▶ _EXERCISE DETAILS_:
The records below must be transcribed exactly. Do not include the pictures.

☆ ☆ ☆

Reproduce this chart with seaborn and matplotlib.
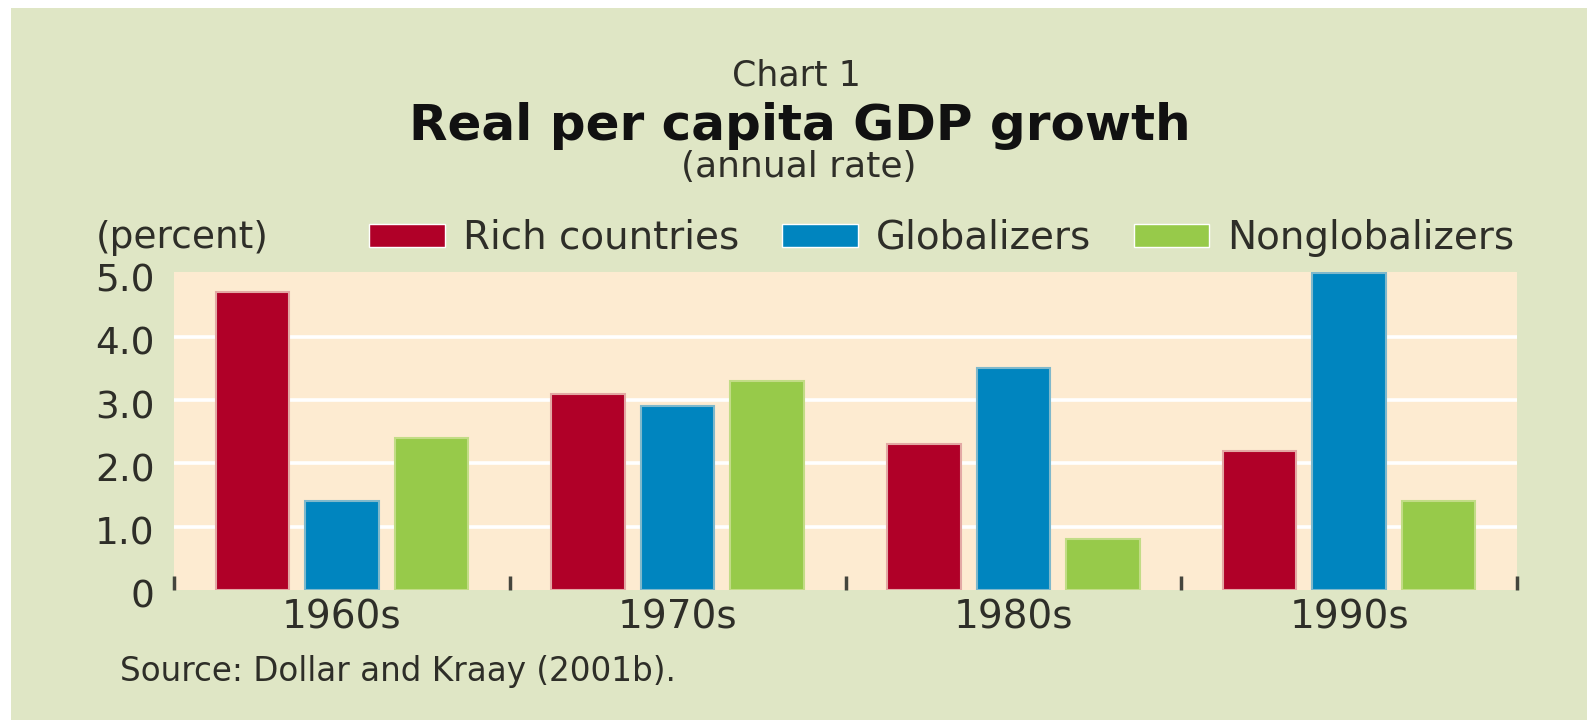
import matplotlib
matplotlib.use("Agg")
import matplotlib.pyplot as plt
import matplotlib.patches as mpatches
from matplotlib.transforms import ScaledTranslation
import seaborn as sns
import pandas as pd

# ---- data ----
decades = ["1960s", "1970s", "1980s", "1990s"]
series = ["Rich countries", "Globalizers", "Nonglobalizers"]
rich = [4.7, 3.1, 2.3, 2.2]
globalizers = [1.4, 2.9, 3.5, 5.0]
nonglobalizers = [2.4, 3.3, 0.8, 1.4]
yticks = [0, 1, 2, 3, 4, 5]
ytick_labels = ["0", "1.0", "2.0", "3.0", "4.0", "5.0"]
grid_levels = [1, 2, 3, 4]

colors = ["#b00028", "#0085bf", "#97ca4a"]
edge_colors = ["#e3a8a4", "#7fb8cb", "#c2dc86"]
BG = "#dfe6c5"
PLOT_BG = "#fdebd1"
TXT = "#2e2e28"

df = pd.DataFrame({
    "decade": decades * 3,
    "series": [series[0]] * 4 + [series[1]] * 4 + [series[2]] * 4,
    "value": rich + globalizers + nonglobalizers,
})

sns.set_theme(style="white")
plt.rcParams["font.family"] = ["DejaVu Sans"]

fig = plt.figure(figsize=(15.87, 7.2), dpi=100)
fig.patch.set_facecolor("white")
fig.patches.append(mpatches.Rectangle((11 / 1587, -0.01), 1.01 - 11 / 1587, 1.01 - 8 / 720,
                                      transform=fig.transFigure, facecolor=BG,
                                      edgecolor="none", zorder=-10))

ax = fig.add_axes([174 / 1587, 1 - 590 / 720, (1517 - 174) / 1587, (590 - 271.5) / 720])
ax.set_facecolor(PLOT_BG)

sns.barplot(data=df, x="decade", y="value", hue="series", order=decades,
            hue_order=series, palette=colors, width=0.8, gap=0.18,
            saturation=1, ax=ax, legend=True, zorder=3)

for cont, ec in zip(ax.containers, edge_colors):
    for p in cont:
        p.set_edgecolor(ec)
        p.set_linewidth(1.5)

ax.set_ylim(0, 5.03)
ax.set_xlim(-0.5, 3.5)
ax.set_yticks(yticks)
ax.set_yticklabels(ytick_labels)
ax.set_xlabel("")
ax.set_ylabel("")
for s in ax.spines.values():
    s.set_visible(False)

ax.grid(False)
for lvl in grid_levels:
    ax.axhline(lvl, color="white", linewidth=2.6, zorder=1)

ax.tick_params(axis="y", length=0, pad=14, labelsize=27, labelcolor=TXT)
ax.tick_params(axis="x", which="major", length=0, pad=6, labelsize=28, labelcolor=TXT)
ax.set_xticks([-0.5, 0.5, 1.5, 2.5, 3.5], minor=True)
ax.tick_params(axis="x", which="minor", bottom=True, direction="in", length=10, width=2.5,
               color="#45453d")
for lab in ax.get_yticklabels():
    lab.set_transform(lab.get_transform() + ScaledTranslation(0, -4 / 100, fig.dpi_scale_trans))

handles, labels = ax.get_legend_handles_labels()
ax.legend(handles, labels, ncol=3, frameon=False, loc="center left",
          bbox_to_anchor=(369 / 1587, 1 - 238 / 720), bbox_transform=fig.transFigure,
          fontsize=28, labelcolor=TXT, handlelength=1.95, handleheight=0.52,
          handletextpad=0.46, columnspacing=1.1, borderaxespad=0, borderpad=0)

fig.text(0.502, 1 - 76 / 720, "Chart 1", ha="center", va="center", fontsize=25, color=TXT)
fig.text(0.504, 1 - 126 / 720, "Real per capita GDP growth", ha="center", va="center",
         fontsize=36, fontweight="bold", color="#111111")
fig.text(0.503, 1 - 167 / 720, "(annual rate)", ha="center", va="center", fontsize=26, color=TXT)
fig.text(96 / 1587, 1 - 238 / 720, "(percent)", ha="left", va="center", fontsize=27, color=TXT)
fig.text(120 / 1587, 1 - 672 / 720, "Source: Dollar and Kraay (2001b).", ha="left",
         va="center", fontsize=23.5, color=TXT)

fig.savefig("out.png", dpi=100, facecolor=fig.get_facecolor())
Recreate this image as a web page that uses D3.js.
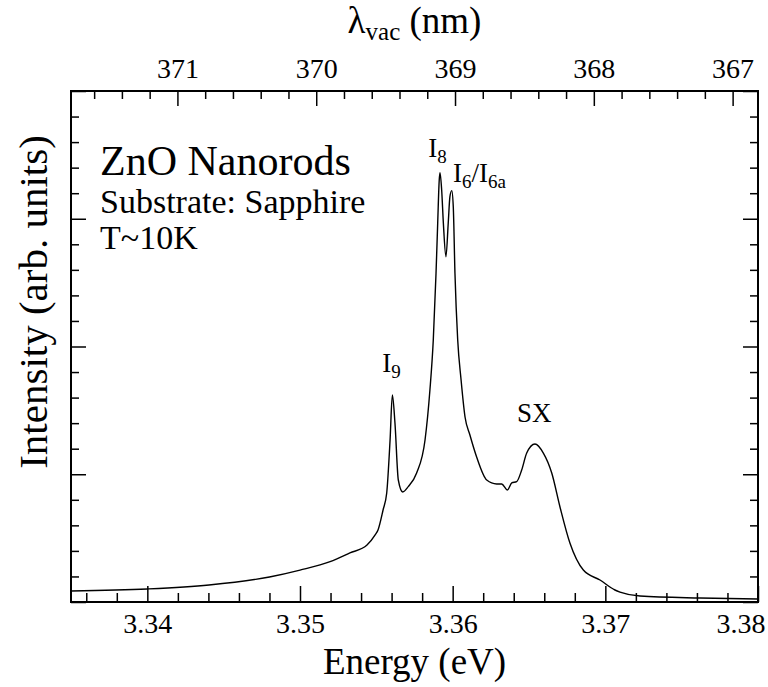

☆ ☆ ☆

▶ _EXERCISE RESPONSE_:
Reproduce this chart with seaborn and matplotlib.
import matplotlib
matplotlib.use("Agg")
import matplotlib.pyplot as plt
import matplotlib.patches as mpatches
from matplotlib.transforms import ScaledTranslation
import seaborn as sns
import pandas as pd

# ---- data ----
decades = ["1960s", "1970s", "1980s", "1990s"]
series = ["Rich countries", "Globalizers", "Nonglobalizers"]
rich = [4.7, 3.1, 2.3, 2.2]
globalizers = [1.4, 2.9, 3.5, 5.0]
nonglobalizers = [2.4, 3.3, 0.8, 1.4]
yticks = [0, 1, 2, 3, 4, 5]
ytick_labels = ["0", "1.0", "2.0", "3.0", "4.0", "5.0"]
grid_levels = [1, 2, 3, 4]

colors = ["#b00028", "#0085bf", "#97ca4a"]
edge_colors = ["#e3a8a4", "#7fb8cb", "#c2dc86"]
BG = "#dfe6c5"
PLOT_BG = "#fdebd1"
TXT = "#2e2e28"

df = pd.DataFrame({
    "decade": decades * 3,
    "series": [series[0]] * 4 + [series[1]] * 4 + [series[2]] * 4,
    "value": rich + globalizers + nonglobalizers,
})

sns.set_theme(style="white")
plt.rcParams["font.family"] = ["DejaVu Sans"]

fig = plt.figure(figsize=(15.87, 7.2), dpi=100)
fig.patch.set_facecolor("white")
fig.patches.append(mpatches.Rectangle((11 / 1587, -0.01), 1.01 - 11 / 1587, 1.01 - 8 / 720,
                                      transform=fig.transFigure, facecolor=BG,
                                      edgecolor="none", zorder=-10))

ax = fig.add_axes([174 / 1587, 1 - 590 / 720, (1517 - 174) / 1587, (590 - 271.5) / 720])
ax.set_facecolor(PLOT_BG)

sns.barplot(data=df, x="decade", y="value", hue="series", order=decades,
            hue_order=series, palette=colors, width=0.8, gap=0.18,
            saturation=1, ax=ax, legend=True, zorder=3)

for cont, ec in zip(ax.containers, edge_colors):
    for p in cont:
        p.set_edgecolor(ec)
        p.set_linewidth(1.5)

ax.set_ylim(0, 5.03)
ax.set_xlim(-0.5, 3.5)
ax.set_yticks(yticks)
ax.set_yticklabels(ytick_labels)
ax.set_xlabel("")
ax.set_ylabel("")
for s in ax.spines.values():
    s.set_visible(False)

ax.grid(False)
for lvl in grid_levels:
    ax.axhline(lvl, color="white", linewidth=2.6, zorder=1)

ax.tick_params(axis="y", length=0, pad=14, labelsize=27, labelcolor=TXT)
ax.tick_params(axis="x", which="major", length=0, pad=6, labelsize=28, labelcolor=TXT)
ax.set_xticks([-0.5, 0.5, 1.5, 2.5, 3.5], minor=True)
ax.tick_params(axis="x", which="minor", bottom=True, direction="in", length=10, width=2.5,
               color="#45453d")
for lab in ax.get_yticklabels():
    lab.set_transform(lab.get_transform() + ScaledTranslation(0, -4 / 100, fig.dpi_scale_trans))

handles, labels = ax.get_legend_handles_labels()
ax.legend(handles, labels, ncol=3, frameon=False, loc="center left",
          bbox_to_anchor=(369 / 1587, 1 - 238 / 720), bbox_transform=fig.transFigure,
          fontsize=28, labelcolor=TXT, handlelength=1.95, handleheight=0.52,
          handletextpad=0.46, columnspacing=1.1, borderaxespad=0, borderpad=0)

fig.text(0.502, 1 - 76 / 720, "Chart 1", ha="center", va="center", fontsize=25, color=TXT)
fig.text(0.504, 1 - 126 / 720, "Real per capita GDP growth", ha="center", va="center",
         fontsize=36, fontweight="bold", color="#111111")
fig.text(0.503, 1 - 167 / 720, "(annual rate)", ha="center", va="center", fontsize=26, color=TXT)
fig.text(96 / 1587, 1 - 238 / 720, "(percent)", ha="left", va="center", fontsize=27, color=TXT)
fig.text(120 / 1587, 1 - 672 / 720, "Source: Dollar and Kraay (2001b).", ha="left",
         va="center", fontsize=23.5, color=TXT)

fig.savefig("out.png", dpi=100, facecolor=fig.get_facecolor())
Recreate this image as a web page that uses D3.js.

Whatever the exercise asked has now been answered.